Why are you on our site if you are straight? That is my question. There are message boards and forums that can help you on other sites for straight people. If you are just curious and interested in fucking with a few lesbian heads then best you find a message board or forum who can help you better somewhere else. Call me a bitch but this is a site for gays. Good luck to you


Posted

Yes it is a site for gays, but she has a crush on a gay man, so maybe she thinks we are more equipped to offer advice? Maybe she looked for a gay site to get help from?

@ Claire Connelly: I'm a bit of a flirt, especially if I've had a drink or 2. I'm also a bit of an exhibitionist (grew up with hippie parents, and spent every summer of my child hood on wreck beach) I think he probably feels that you like him, and is enjoying the attention. He is probably not interested in you sexually back. When I go out dancing to coed gay bars. Gay boys always flirt with me. Flirting is fun. It does not mean sex. There is no harm in casual flirting, but I personally wouldn't take it even a milometer past that. Harmless flirtation between friends is one thing. Getting in between 2 lovers. The whole kind of drama that could cause yikes!!!!! They could also be kinky enough they wouldn't mind a girl in the middle. Who knows?

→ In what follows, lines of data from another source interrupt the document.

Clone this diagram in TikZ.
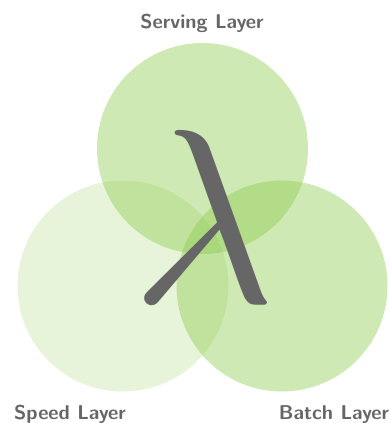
\documentclass[tikz,border=0pt]{standalone}
\usepackage{fontspec}
\definecolor{lgreen}{RGB}{135,200,68}
\definecolor{lgray}{RGB}{102,102,102}
\begin{document}
\begin{tikzpicture}[x=1pt,y=-1pt,
  layer/.style={circle,fill=lgreen,minimum size=211pt,inner sep=0pt},
  lbl/.style={font=\sffamily\bfseries\fontsize{20}{20}\selectfont,text=lgray,anchor=base,inner sep=0pt}]
\useasboundingbox (0,0) rectangle (390,423);
\node[layer,fill opacity=0.2] (speed) at (123,286) {};
\node[layer,fill opacity=0.4] (serving) at (202.5,148.5) {};
\node[layer,fill opacity=0.4] (batch) at (282,286) {};
\node[text=lgray,scale=24.8,inner sep=0pt] (lam) at (204,216) {$\lambda$};
\node[lbl] (tserving) at (202,28) {Serving Layer};
\node[lbl] (tspeed) at (70,419) {Speed Layer};
\node[lbl] (tbatch) at (334,419) {Batch Layer};
\end{tikzpicture}
\end{document}
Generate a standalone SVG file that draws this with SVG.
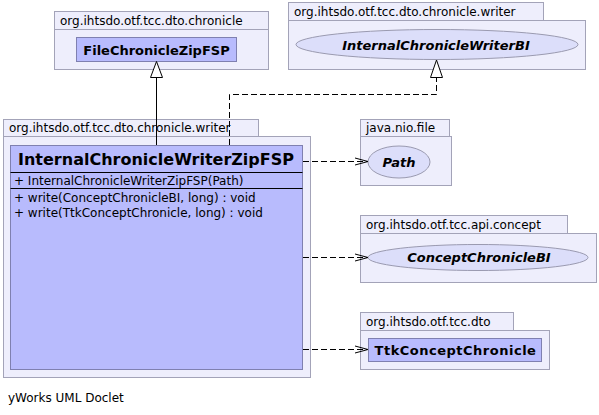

I think you should write in your question to Dan Savage, If you don't know who he is I've read his advice column every week since I was 20. I love, love, love him. hes got the answer to everything http://www.facebook.com/DanSavage?sk=info

Posted

Sorry had to re-read. Didnt realize HE was gay. I see, I see....well, honestly I wouldn't go there if I were you. Someone will get hurt I'm sure of it. If he is gay, he will always be gay. Just my thoughts....


Posted

yea I agree with Tina Claire if that is really your name and you are a woman. Your profile does not say anything about you. If he is gay he is a flirt so stay away. Sounds like he is a player. He is his own home wrecker and you don't need to get mixed up in that. Good LUck!